The lower impervious layer or surface may be coated, extruded, knife coated, laminated, calendered, spray coated, foam coated, or the like.

In accordance with one embodiment of the invention, a non-woven polyester fabric has a thin polyolefin layer extruded on the lower surface thereof.

The fabric layer is preferably 100% polyester, but may alternatively be a polyester/cotton blend, nylon, corn fiber, or other fibers that are conducive to printing and are naturally hydrophilic or can be treated to render them hydrophilic.
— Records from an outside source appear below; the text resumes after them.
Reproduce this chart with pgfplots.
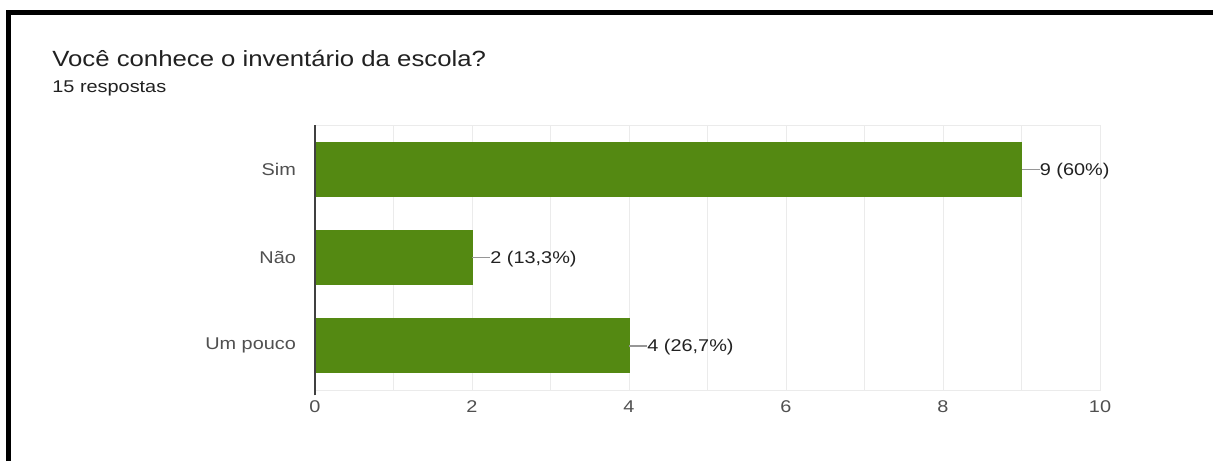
\documentclass[border=0pt]{standalone}
\usepackage{fontspec}
\setmainfont{Liberation Sans}[FakeStretch=1.17]
\usepackage{pgfplots}
\pgfplotsset{compat=1.18}
\definecolor{barG}{RGB}{84,137,18}
\definecolor{txt}{RGB}{33,33,33}
\definecolor{tick}{RGB}{80,80,80}
\definecolor{gridc}{RGB}{235,235,235}
\definecolor{lead}{RGB}{150,150,150}
\begin{document}
\begin{tikzpicture}
\path[use as bounding box] (0,0) rectangle (606.5pt,230.5pt);
\fill[white] (0,0) rectangle (606.5pt,230.5pt);
\draw[line width=2.6pt,black] (3pt,224.25pt) -- (606.5pt,224.25pt);
\draw[line width=2.6pt,black] (4.25pt,0pt) -- (4.25pt,225.5pt);
\node[anchor=base west,inner sep=0pt,text=txt,font=\fontsize{11}{13}\selectfont] at (26pt,197pt) {Você conhece o inventário da escola?};
\node[anchor=base west,inner sep=0pt,text=txt,font=\fontsize{8.5}{10}\selectfont] at (26pt,184pt) {15 respostas};
\begin{axis}[
  at={(157.5pt,35.5pt)}, anchor=south west,
  scale only axis, width=392.5pt, height=132.5pt,
  xbar, bar width=27pt,
  xmin=0, xmax=10, ymin=-0.5, ymax=2.5, y dir=reverse,
  ytick={0,1,2}, yticklabels={Sim,Não,Um pouco},
  xtick={0,2,4,6,8,10}, minor xtick={1,3,5,7,9},
  xmajorgrids, xminorgrids,
  major grid style={gridc}, minor grid style={gridc},
  major tick length=0pt, minor tick length=0pt,
  axis line style={gridc},
  tick label style={text=tick,font=\fontsize{8.5}{10}\selectfont},
  /pgf/number format/assume math mode=true,
  xticklabel style={yshift=-2pt},
  yticklabel style={xshift=-6pt},
  point meta=explicit symbolic,
  nodes near coords={\textcolor{lead}{\rule[2.6pt]{9pt}{0.6pt}}\pgfplotspointmeta},
  nodes near coords style={anchor=west,inner sep=0pt,text=txt,yshift=-0.8pt,font=\fontsize{8.5}{10}\selectfont},
  clip=false,
]
\addplot[fill=barG,draw=barG] coordinates {(9,0) [9 (60\%)] (2,1) [2 (13{,}3\%)] (4,2) [4 (26{,}7\%)]};
\draw[tick!80!black,line width=0.7pt] (axis description cs:0,-0.02) -- (axis description cs:0,1);
\end{axis}
\end{tikzpicture}
\end{document}
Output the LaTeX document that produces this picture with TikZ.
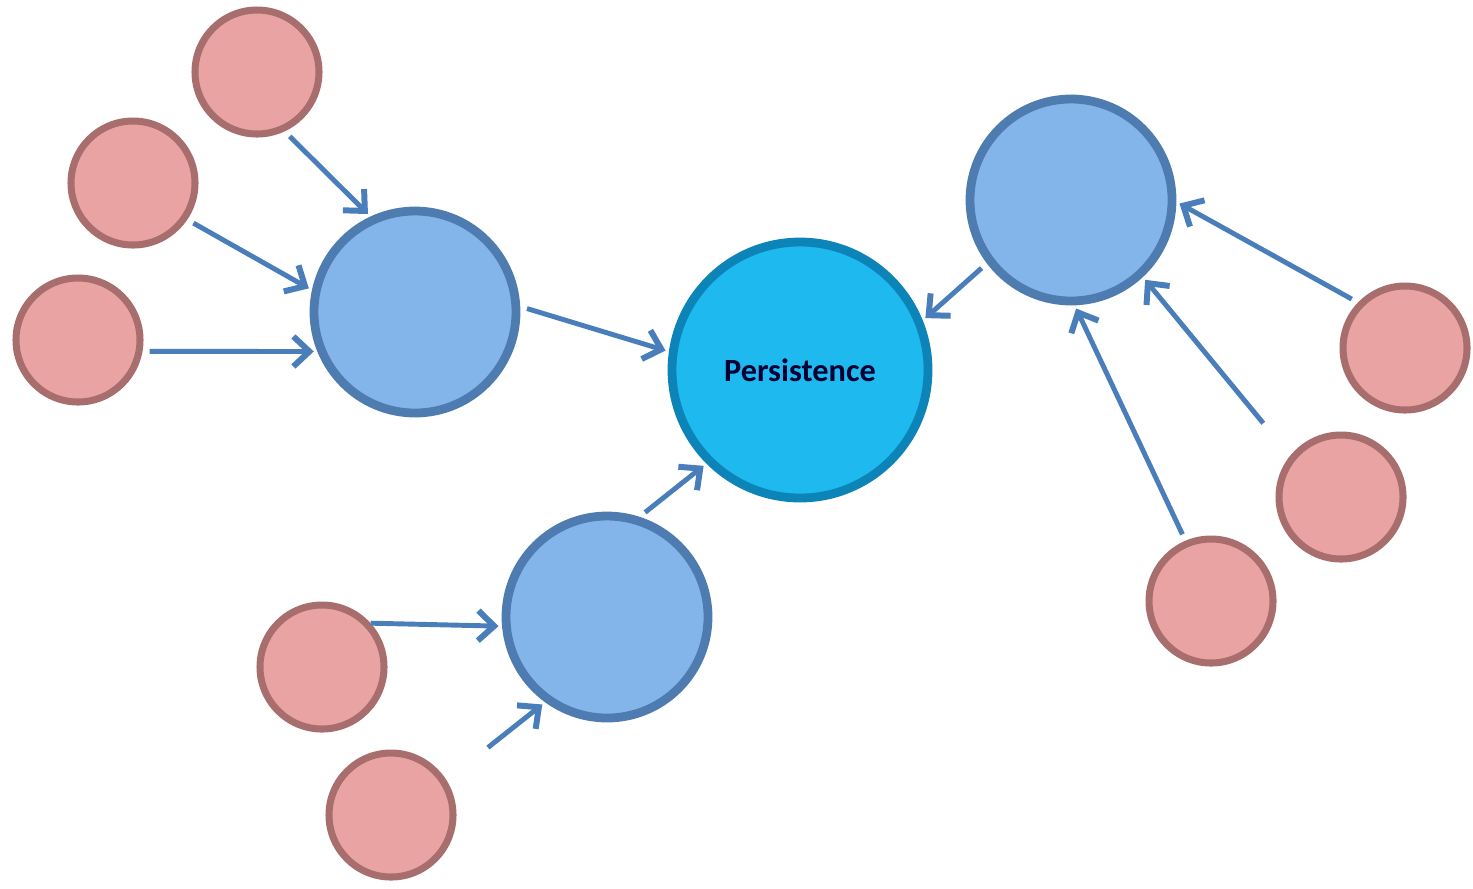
\documentclass[tikz,border=0pt]{standalone}
\usepackage{fontspec}
\newfontfamily\labelfont{Carlito}
\usetikzlibrary{arrows.meta}
\definecolor{pinkfill}{HTML}{E9A3A3}
\definecolor{pinkedge}{HTML}{A86E6E}
\definecolor{bluefill}{HTML}{83B4EA}
\definecolor{blueedge}{HTML}{4E7CB0}
\definecolor{cyanfill}{HTML}{1DB9EF}
\definecolor{cyanedge}{HTML}{0C84B8}
\definecolor{arrowblue}{HTML}{4A7EBB}
\tikzset{
  leaf/.style={circle,fill=pinkfill,draw=pinkedge,line width=2pt,minimum size=1.24cm,inner sep=0pt},
  hub/.style={circle,fill=bluefill,draw=blueedge,line width=2.5pt,minimum size=2.02cm,inner sep=0pt},
  core/.style={circle,fill=cyanfill,draw=cyanedge,line width=2.5pt,minimum size=2.56cm,inner sep=0pt,
    font=\labelfont\bfseries\fontsize{9.2}{11}\selectfont,text=black!80!blue},
  link/.style={draw=arrowblue,line width=1.4pt,-{Straight Barb[length=1.6mm,width=3mm,line width=1.7pt]},shorten <=2pt,shorten >=1pt}
}
\begin{document}
\begin{tikzpicture}
\useasboundingbox (0,0) rectangle (14.73,-8.88);
\node[core] (persist) at (8.00,-3.70) {Persistence};
\node[hub] (hubL) at (4.15,-3.12) {};
\node[hub] (hubB) at (6.07,-6.17) {};
\node[hub] (hubR) at (10.71,-2.00) {};
\node[leaf] (l1) at (2.57,-0.72) {};
\node[leaf] (l2) at (1.33,-1.83) {};
\node[leaf] (l3) at (0.78,-3.40) {};
\node[leaf] (b1) at (3.22,-6.67) {};
\node[leaf] (b2) at (3.91,-8.15) {};
\node[leaf] (r1) at (14.05,-3.48) {};
\node[leaf] (r2) at (13.41,-4.97) {};
\node[leaf] (r3) at (12.11,-6.01) {};
% arrows
\draw[link] (l1.-65) -- (hubL.115);
\draw[link] (l2.-34) -- (hubL.168);
\draw[link] (l3.-10) -- (hubL.-158);
\draw[link] (hubL.3) -- (persist.172);
\draw[link] (hubB.72) -- (persist.-135);
\draw[link] (hubR.-143) -- (persist.22);
\draw[link] (r1.136) -- (hubR.-1);
\draw[link,shorten <=12pt] (r2.141) -- (hubR.-47);
\draw[link] (r3.113) -- (hubR.-88);
\draw[link,shorten <=0pt] (b1.42) -- (hubB.185);
\draw[link,shorten <=15pt] (b2.32) -- (hubB.-126);
\end{tikzpicture}
\end{document}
The fabric material is preferably a microdenier knitted fabric, but it may alternatively be an ordinary knitted fabric or a woven tufted or non-woven fabric.

The hydrophilic agents may be applied by spraying, foam coating, dye jetting, padding, applying during yarn formation, or included in the yarn formation. The fabric may also include a blend of hydrophilic and hydrophobic yarns.

The fabric may be printed by various methods including heat transfer, digital printing (including ink-jet and electrostatic printing), screen printing or other methods, or the fabric or yarn may simply be dyed. The fabric may also include a dyed background color and then be transfer printed over the background color.

The fabric item may consist of a single layer of material having an absorbent, hydrophilic upper surface and a lower surface that is substantially impervious to liquid.

The lower surface may be made substantially impervious to liquid in various different ways, including the following : by chemically treating the fabric back to render it impermeable ; by calendering the fabric back to render it impermeable; by the application of heat and/or pressure to render the fabric back impermeable, for example using a polypropylene low melt ground yarn; by laminate backing; by extrusion coat backing; by bonding, tacking, gluing, needling, laser cutting, melting or welding, ultrasonic welding or otherwise attaching an impermeable backing to the fabric layer.

In accordance with one embodiment, the absorbent, wicking, printable fabric or item of the present invention is used as an absorbent cleaning cloth, wipe, towel, or the like, which is preferably reusable, washable, and can have a company name or logo printed thereon. Also, it is contemplated that such cleaning cloths could be sold separately, in packs of 3 or more, or in rolls which are perforated to facilitate sequential removal of the cloths.

Those individuals skilled in the art will recognize and understand that many adaptations of the present invention other than those described herein are readily

apparent from or reasonably suggested by the present invention and the foregoing description thereof. As such, while the present invention is described herein in detail in relation to the preferred embodiment, it is to be understood that this disclosure is only illustrative and exemplary of the present invention, and that reasonable variations or modifications are possible within the spirit of the foregoing specification without departing from the scope of the invention. This disclosure is not intended or to be construed to limit the present invention or otherwise to exclude any other embodiments, adaptations, variations, modifications and equivalent arrangements, the present invention being limited only by the claims appended hereto and the equivalents thereof.